Actuellement, dans une phase de reprise économique robuste, le moment n’est pas opportun de lâcher les rênes budgétaires dans la zone euro. Les pays de la zone euro devraient plutôt continuer de réduire leur niveau d’endettement toujours élevé. Cela vaut en particulier pour les pays qui doivent supporter une charge particulièrement lourde, comme l’Italie.

Il est absolument légitime qu’un nouveau gouvernement veuille définir de nouvelles priorités politiques. Mais lorsque celles-ci sont liées à des dépenses supplémentaires, il serait judicieux de réduire d’autres dépenses ou d’augmenter les recettes. Il ne doit être renoncé à la nécessaire réduction de la dette.

Le problème n’est pas uniquement que des violations persistantes des règles budgétaires européennes minent l’effet contraignant de ces dernières.

Je ne partage pas non plus le point de vue que des problèmes de croissance peuvent être résolus au moyen de nouvelles dettes et qu’un endettement élevé ne pose pas de problèmes. Ceci n’est pas un jugement moral, même si en Allemand le mot « Schuld » a une double signification, à savoir « dette » et « faute ». Les dettes constituent pour moi une catégorie économique : elles décrivent le volume des engagements financiers qui plus tard devront être remboursés avec des intérêts.

Pour une union monétaire, avec une politique monétaire commune et 19 politiques budgétaires nationales, s’ajoute un point essentiel, à savoir qu’elle ne peut être une union de stabilité que si ses États membres mènent des politiques budgétaires saines.

8 Conclusion

Mesdames, Messieurs,

non seulement la politique économique, mais aussi chaque individu doit se montrer ouvert face aux changements. Mark Twain aurait affirmé que ce n’était pas le progrès qu’il contestait, mais le changement.

Où resteraient les inventions, les découvertes et les succès si tout se déroulait à l’intérieur de frontières sûres et tracées au préalable ? Dans ce sens, l’incertitude n’est pas une boisson diabolique, mais peut-être plutôt un élixir de vie.

Ces champions qui se présenteront tout à l’heure sont des exemples positifs et plastiques de la capacité d’individus à générer de la croissance grâce à leur esprit d’entrepreneur et d’inventeur.

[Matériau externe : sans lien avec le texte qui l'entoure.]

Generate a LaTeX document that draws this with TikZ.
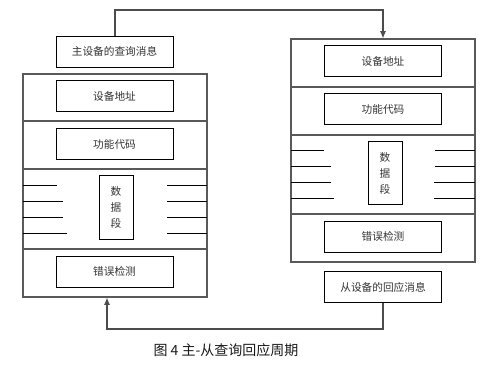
\documentclass[tikz,border=0pt]{standalone}
\usepackage{fontspec}
\setmainfont{Noto Sans CJK SC}
\usetikzlibrary{arrows.meta,calc}
\begin{document}
\begin{tikzpicture}[x=0.75pt,y=-0.75pt,
  frame/.style={draw=black!65,line width=0.8pt,minimum width=138pt,minimum height=167.25pt,inner sep=0pt},
  fbox/.style={draw=black,line width=0.7pt,minimum width=87.75pt,minimum height=23.25pt,inner sep=0pt,font=\fontsize{8pt}{9pt}\selectfont,text=black!80},
  dbox/.style={draw=black,line width=0.7pt,minimum width=25.5pt,minimum height=47.5pt,inner sep=0pt,font=\fontsize{8pt}{12pt}\selectfont,text=black!80,align=center},
  sep/.style={draw=black!65,line width=0.8pt},
  hl/.style={draw=black,line width=0.7pt},
  conn/.style={draw=black!70,line width=0.8pt},
  tip/.style={-{Latex[length=5.5pt,width=4.5pt]}}]
\useasboundingbox (0,0) rectangle (503,365);
% left frame
\node[frame] (lf) at (115,185.5) {};
\draw[sep] (23,121) -- (207,121);
\draw[sep] (23,169) -- (207,169);
\draw[sep] (23,249) -- (207,249);
\node[fbox] (lt) at (114.5,51.5) {主设备的查询消息};
\node[fbox] (la) at (114.5,96) {设备地址};
\node[fbox] (lc) at (114.5,144) {功能代码};
\node[dbox] (ld) at (116,207.5) {数\\据\\段};
\node[fbox] (le) at (114.5,271.5) {错误检测};
\draw[hl] (23,185) -- (57,185); \draw[hl] (23,201) -- (63,201);
\draw[hl] (23,217) -- (63,217); \draw[hl] (23,233) -- (67,233);
\draw[hl] (167,185) -- (207,185); \draw[hl] (167,201) -- (207,201);
\draw[hl] (167,217) -- (207,217); \draw[hl] (167,233) -- (207,233);
% right frame
\node[frame] (rf) at (383,150.5) {};
\draw[sep] (291,87) -- (475,87);
\draw[sep] (291,135) -- (475,135);
\draw[sep] (291,214) -- (475,214);
\node[fbox] (ra) at (383,61) {设备地址};
\node[fbox] (rc) at (383,109) {功能代码};
\node[dbox] (rd) at (385,173) {数\\据\\段};
\node[fbox] (re) at (383,236.5) {错误检测};
\node[fbox] (rt) at (383,287) {从设备的回应消息};
\draw[hl] (291,150) -- (324,150); \draw[hl] (291,166) -- (331,166);
\draw[hl] (291,182) -- (331,182); \draw[hl] (291,198) -- (334,198);
\draw[hl] (435,150) -- (475,150); \draw[hl] (435,166) -- (475,166);
\draw[hl] (434,182) -- (475,182); \draw[hl] (434,198) -- (475,198);
% connectors
\coordinate (tl) at (115,10);
\coordinate (tr) at (383,10);
\draw[conn,tip] (lt.north -| tl) -- (tl) -- (tr) -- (rf.north);
\coordinate (br) at (383,329);
\coordinate (bl) at (107,329);
\draw[conn,tip] (rt.south) -- (br) -- (bl) -- (bl |- lf.south);
% caption
\node[font=\fontsize{10.5pt}{12pt}\selectfont,text=black!90] (cap) at (226,350) {图 4 主-从查询回应周期};
\end{tikzpicture}
\end{document}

Je vous remercie de votre attention. Et maintenant j’attends avec impatience vos questions.


Notes de bas de page

  1. Cf. C. Wheelan (2010), Naked Economics – Undressing the Dismal Science, W. W. Norton & Company, New York.
  2. Cf. Deutsche Bundesbank, Zur Gefahr protektionistischer Tendenzen für die Weltwirtschaft, Rapport mensuel, juillet 2017, p. 79-95.
  3. Cf. Deutsche Bundesbank, Gesamtwirtschaftliche Auswirkungen von Unsicherheit, Rapport mensuel, octobre 2018, p. 49-65.
  4. Cf. Commission européenne, WTO modernisation, document de réflexion, septembre 2018, ainsi que OMC, FMI et Banque mondiale, Reinvigorating Trade and Inclusive Growth, rapport, septembre 2018.
  5. Cf. D. H. Autor, D. Dorn et G. H. Hanson (2016), The China Shock: Learning from Labour-Market Adjustment to Large Changes in Trade, Annual Review of Economics, vol. 8, p. 205-240.
  6. Cf. R. Banerjee et B. Hoffmann, The rise of zombie firms: causes and consequences, BIS Quarterly Review, septembre 2018, p. 67-77.